The central government led by Narendra Modi on Saturday launched an all-out attack against the Supreme Court and Chief Justice of India, Justice TS Thakur.
This was after the CJI once again lambasted the Modi government for the severe shortages of judges in various courts around the country.
Justice TS Thakur also cautioned that no organs of government should cross the “lakshman rekha” and stressed judiciary had been given the duty to watch that all remain within its limit.
Speaking at a function in the Supreme Court lawns to celebrate Constitution Day, earlier known as Law Day, he said judiciary had every right to set aside any law made by Parliament, if it is against the Constitution or beyond the limits granted by the statute book.

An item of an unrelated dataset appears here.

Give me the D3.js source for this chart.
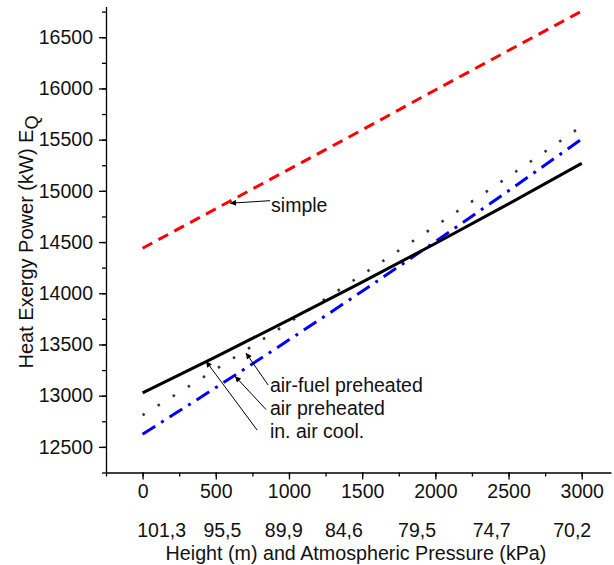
<!DOCTYPE html>
<html lang="en">
<head>
	<meta charset="utf-8">
	<title>Heat exergy power</title>
	<style>
		body { margin: 0; background: #fff; }
		text { font-family: "Liberation Sans", Arial, sans-serif; fill: #111; }
		.axis path, .axis line { stroke: #000; stroke-width: 1.3px; }
		.axis text { font-size: 19.5px; }
	</style>
</head>
<body>
	<div id="chart"></div>

	<script src="https://cdn.jsdelivr.net/npm/d3@7"></script>
	<script>
		var width = 614,
			height = 565;

		// data
		var heights = [0, 500, 1000, 1500, 2000, 2500, 3000];
		var pressures = ["101,3", "95,5", "89,9", "84,6", "79,5", "74,7", "70,2"];
		var simple = [14440, 14825, 15210, 15595, 15985, 16370, 16755];
		var inAirCool = [13028, 13379, 13740, 14109, 14486, 14873, 15269];
		var airFuelPreheated = [12810, 13258, 13715, 14181, 14656, 15139, 15632];
		var airPreheated = [12624, 13079, 13545, 14020, 14505, 15001, 15506];
		var yTicks = [12500, 13000, 13500, 14000, 14500, 15000, 15500, 16000, 16500];

		// where the pressure row sits (not centred on the ticks in the original)
		var pressureLabelAt = [130, 545, 965, 1375, 1875, 2385, 2935];

		var x = d3.scaleLinear().domain([-250, 3200]).range([106, 611]);
		var y = d3.scaleLinear().domain([12250, 16800]).range([472.5, 6.5]);

		var svg = d3.select("#chart")
			.append("svg")
			.attr("width", width)
			.attr("height", height);

		// axes: minor ticks first, then major with labels
		var xMinor = d3.range(-250, 3201, 250);
		var yMinor = d3.range(12250, 16801, 250);

		svg.append("g")
			.attr("class", "axis")
			.attr("transform", "translate(0," + y.range()[0] + ")")
			.call(d3.axisBottom(x).tickValues(xMinor).tickSize(4).tickSizeOuter(0).tickFormat(""));
		svg.append("g")
			.attr("class", "axis")
			.attr("transform", "translate(0," + y.range()[0] + ")")
			.call(d3.axisBottom(x).tickValues(heights).tickSize(7).tickSizeOuter(0).tickFormat(d3.format("d")))
			.call(function (g) { g.select(".domain").remove(); })
			.selectAll("text").attr("y", 12).attr("dy", "0.71em");

		svg.append("g")
			.attr("class", "axis")
			.attr("transform", "translate(" + x.range()[0] + ",0)")
			.call(d3.axisLeft(y).tickValues(yMinor).tickSize(4).tickSizeOuter(0).tickFormat(""));
		svg.append("g")
			.attr("class", "axis")
			.attr("transform", "translate(" + x.range()[0] + ",0)")
			.call(d3.axisLeft(y).tickValues(yTicks).tickSize(7).tickSizeOuter(0).tickFormat(d3.format("d")))
			.call(function (g) { g.select(".domain").remove(); })
			.selectAll("text").attr("x", -13);

		// pressure row
		svg.append("g")
			.selectAll("text")
			.data(pressures)
			.enter().append("text")
			.attr("x", function (d, i) { return x(pressureLabelAt[i]); })
			.attr("y", 537)
			.attr("text-anchor", "middle")
			.style("font-size", "19.5px")
			.text(function (d) { return d; });

		svg.append("text")
			.attr("x", 356)
			.attr("y", 560)
			.attr("text-anchor", "middle")
			.style("font-size", "19.7px")
			.text("Height (m) and Atmospheric Pressure (kPa)");

		var yTitle = svg.append("text")
			.attr("transform", "translate(33,242) rotate(-90)")
			.attr("text-anchor", "middle")
			.style("font-size", "20px");
		yTitle.append("tspan").text("Heat Exergy Power (kW) E");
		yTitle.append("tspan").attr("dy", 5).style("font-size", "18px").text("Q");

		// series
		var series = [
			{ values: simple, color: "#ff0000", dash: "11,7", w: 3 },
			{ values: airFuelPreheated, color: "#333", dash: "2.5,15.3", w: 2.6 },
			{ values: airPreheated, color: "#0000ff", dash: "15,7,3,7", w: 3 },
			{ values: inAirCool, color: "#000", dash: null, w: 3 }
		];

		var line = d3.line()
			.curve(d3.curveMonotoneX)
			.x(function (d, i) { return x(heights[i]); })
			.y(function (d) { return y(d); });

		svg.append("g")
			.selectAll("path")
			.data(series)
			.enter().append("path")
			.attr("d", function (d) { return line(d.values); })
			.attr("fill", "none")
			.attr("stroke", function (d) { return d.color; })
			.attr("stroke-width", function (d) { return d.w; })
			.attr("stroke-dasharray", function (d) { return d.dash; });

		// annotations, tail/head in data units
		var notes = [
			{ text: "simple", tail: [871, 14904], head: [597, 14879], lx: 878, ly: 14795 },
			{ text: "air-fuel preheated", tail: [858, 13103], head: [706, 13418], lx: 870, ly: 13040 },
			{ text: "air preheated", tail: [843, 12865], head: [631, 13191], lx: 870, ly: 12815 },
			{ text: "in. air cool.", tail: [783, 12663], head: [433, 13337], lx: 870, ly: 12590 }
		];

		svg.append("defs").append("marker")
			.attr("id", "arrow")
			.attr("viewBox", "0 0 10 10")
			.attr("refX", 10)
			.attr("refY", 5)
			.attr("markerWidth", 9)
			.attr("markerHeight", 6)
			.attr("markerUnits", "userSpaceOnUse")
			.attr("orient", "auto")
			.append("path")
			.attr("d", "M0,0L10,5L0,10z")
			.attr("fill", "#000");

		var note = svg.append("g")
			.selectAll("g")
			.data(notes)
			.enter().append("g");

		note.append("line")
			.attr("x1", function (d) { return x(d.tail[0]); })
			.attr("y1", function (d) { return y(d.tail[1]); })
			.attr("x2", function (d) { return x(d.head[0]); })
			.attr("y2", function (d) { return y(d.head[1]); })
			.attr("stroke", "#000")
			.attr("stroke-width", 1)
			.attr("marker-end", "url(#arrow)");

		note.append("text")
			.attr("x", function (d) { return x(d.lx); })
			.attr("y", function (d) { return y(d.ly); })
			.style("font-size", "19.5px")
			.text(function (d) { return d.text; });
	</script>
</body>
</html>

“The Constitution tells us that what would be the works to be done by the government. It has fixed the duties and responsibilities for judiciary, executive and legislature. It has fixed their limits and ‘lakshman rekha’.
Reacting to Justice Thakur’s statement, the central government’s chief legal counsel, Attorney General Mukul Rohatgi, said, “All including judiciary must recognise there is ‘lakshman rekha’ and be ready for introspection. Self-restraint is important.”
Everyone including the judiciary must remain in 'Lakshman Rekha': AG Mukul Rohatgi on CJI TS Thakur's statement on judges appointments
— ANI (@ANI) November 26, 2016
Rohatgi’s offensive against the CJI did not go down well with the Supreme Court judge JS Khehar, who said that the judiciary had always kept to ‘lakshaman rekha’ by upholding Constitution’s ethos.
Justice Khehar is in line to succeed Justice TS Thakur as the next Chief Justice of India.
Rohatgi’s diatribe against Justice Thakur did not come in isolation. Union Minister Ravi Shankar Prasad said on Saturday that the Supreme Court ‘failed us’ during the Emergency in 1975 even as ‘all High Courts of India showed great courage and entertained writ petition questioning illegal detention.’
He said, “Courts must quash orders of the government but governance must remain with those elected to govern.”
Not so long ago, Union Finance Minister Arun Jaitley too had used ‘tyranny of the unelected’ when the Supreme Court, by a majority opinion, struck down the 99th Constitution Amendment, which provided for the establishment of the National Judicial Commission to appoint judges of the High Court and the Supreme Court.